> **The problem**
Repeat everything from the first line of the listing below through the line that contains "from matplotlib.textpath import TextPath", exactly. Leave out pictures.

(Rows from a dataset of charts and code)
──────

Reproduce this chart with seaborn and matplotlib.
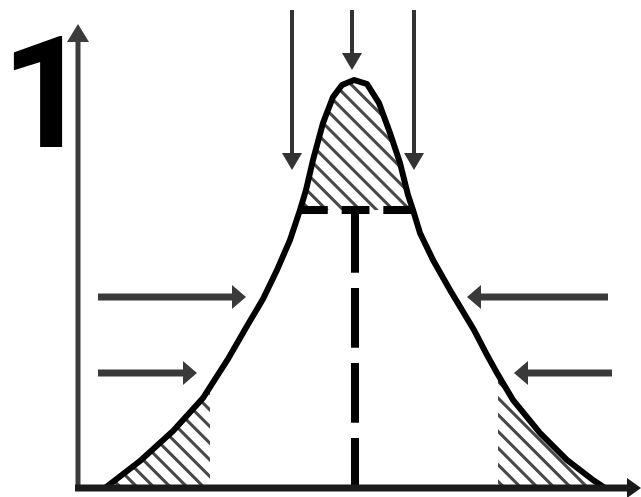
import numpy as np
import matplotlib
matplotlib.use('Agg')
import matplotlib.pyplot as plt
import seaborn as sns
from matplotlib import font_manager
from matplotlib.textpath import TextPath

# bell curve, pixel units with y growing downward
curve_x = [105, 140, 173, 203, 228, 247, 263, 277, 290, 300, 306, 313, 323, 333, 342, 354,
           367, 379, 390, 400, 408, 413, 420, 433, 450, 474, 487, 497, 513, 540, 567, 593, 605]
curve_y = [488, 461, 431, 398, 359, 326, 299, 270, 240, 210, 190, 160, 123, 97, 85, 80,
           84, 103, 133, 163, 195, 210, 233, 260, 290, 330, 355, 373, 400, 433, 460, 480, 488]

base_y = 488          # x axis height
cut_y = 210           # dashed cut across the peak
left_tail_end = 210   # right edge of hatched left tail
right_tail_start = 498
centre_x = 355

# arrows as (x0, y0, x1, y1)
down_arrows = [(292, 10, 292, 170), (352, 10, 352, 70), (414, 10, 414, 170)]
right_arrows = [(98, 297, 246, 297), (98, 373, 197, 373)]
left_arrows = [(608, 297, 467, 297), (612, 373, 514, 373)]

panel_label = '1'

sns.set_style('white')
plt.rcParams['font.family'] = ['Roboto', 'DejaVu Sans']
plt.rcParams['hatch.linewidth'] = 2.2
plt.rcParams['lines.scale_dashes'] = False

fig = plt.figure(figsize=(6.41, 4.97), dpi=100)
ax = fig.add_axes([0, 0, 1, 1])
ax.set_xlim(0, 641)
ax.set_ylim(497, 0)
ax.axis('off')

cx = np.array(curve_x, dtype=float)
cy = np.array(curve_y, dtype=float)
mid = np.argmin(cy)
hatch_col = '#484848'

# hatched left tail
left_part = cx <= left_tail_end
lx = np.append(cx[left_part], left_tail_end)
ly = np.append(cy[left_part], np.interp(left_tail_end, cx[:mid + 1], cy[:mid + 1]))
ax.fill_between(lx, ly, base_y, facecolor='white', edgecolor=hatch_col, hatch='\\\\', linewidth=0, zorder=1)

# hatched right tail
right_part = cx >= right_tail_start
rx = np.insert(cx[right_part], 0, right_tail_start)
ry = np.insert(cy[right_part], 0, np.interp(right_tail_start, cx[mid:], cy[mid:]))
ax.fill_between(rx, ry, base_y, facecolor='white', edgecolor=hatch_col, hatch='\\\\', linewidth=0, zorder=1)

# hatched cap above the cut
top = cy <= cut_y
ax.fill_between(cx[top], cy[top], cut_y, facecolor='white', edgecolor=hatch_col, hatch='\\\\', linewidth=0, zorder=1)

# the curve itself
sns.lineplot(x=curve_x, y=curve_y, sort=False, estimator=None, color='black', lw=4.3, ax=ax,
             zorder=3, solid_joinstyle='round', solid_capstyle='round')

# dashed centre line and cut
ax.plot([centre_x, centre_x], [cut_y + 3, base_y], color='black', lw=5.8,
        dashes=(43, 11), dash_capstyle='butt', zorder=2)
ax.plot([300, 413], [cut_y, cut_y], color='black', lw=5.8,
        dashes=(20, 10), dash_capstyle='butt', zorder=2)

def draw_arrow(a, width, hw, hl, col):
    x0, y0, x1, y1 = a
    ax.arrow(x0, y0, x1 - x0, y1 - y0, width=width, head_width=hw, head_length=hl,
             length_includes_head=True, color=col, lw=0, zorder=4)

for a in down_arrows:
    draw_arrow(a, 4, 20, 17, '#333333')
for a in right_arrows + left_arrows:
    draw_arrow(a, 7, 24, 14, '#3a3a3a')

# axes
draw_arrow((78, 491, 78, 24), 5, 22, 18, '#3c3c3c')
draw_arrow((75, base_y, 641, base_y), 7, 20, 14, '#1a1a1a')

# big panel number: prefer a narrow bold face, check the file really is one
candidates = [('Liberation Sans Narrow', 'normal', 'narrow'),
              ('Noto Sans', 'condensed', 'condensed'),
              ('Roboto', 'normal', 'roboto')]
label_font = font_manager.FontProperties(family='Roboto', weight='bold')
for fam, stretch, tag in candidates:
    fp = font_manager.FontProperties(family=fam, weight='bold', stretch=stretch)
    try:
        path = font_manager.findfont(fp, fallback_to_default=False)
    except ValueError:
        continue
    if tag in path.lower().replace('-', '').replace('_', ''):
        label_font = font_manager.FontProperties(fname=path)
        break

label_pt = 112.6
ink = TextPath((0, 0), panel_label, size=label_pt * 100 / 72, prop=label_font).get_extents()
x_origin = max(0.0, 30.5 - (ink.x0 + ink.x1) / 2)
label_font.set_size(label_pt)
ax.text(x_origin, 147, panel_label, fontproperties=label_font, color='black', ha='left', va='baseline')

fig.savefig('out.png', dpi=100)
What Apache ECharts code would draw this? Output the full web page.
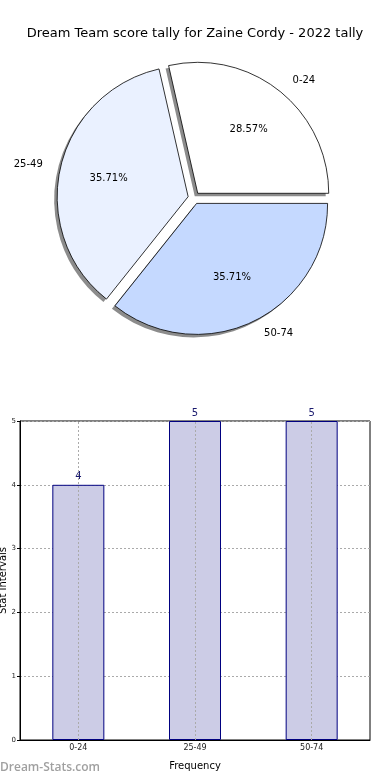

──────

> **Written solution**
Reproduce this chart with seaborn and matplotlib.
import numpy as np
import matplotlib
matplotlib.use('Agg')
import matplotlib.pyplot as plt
import seaborn as sns
from matplotlib import font_manager
from matplotlib.textpath import TextPath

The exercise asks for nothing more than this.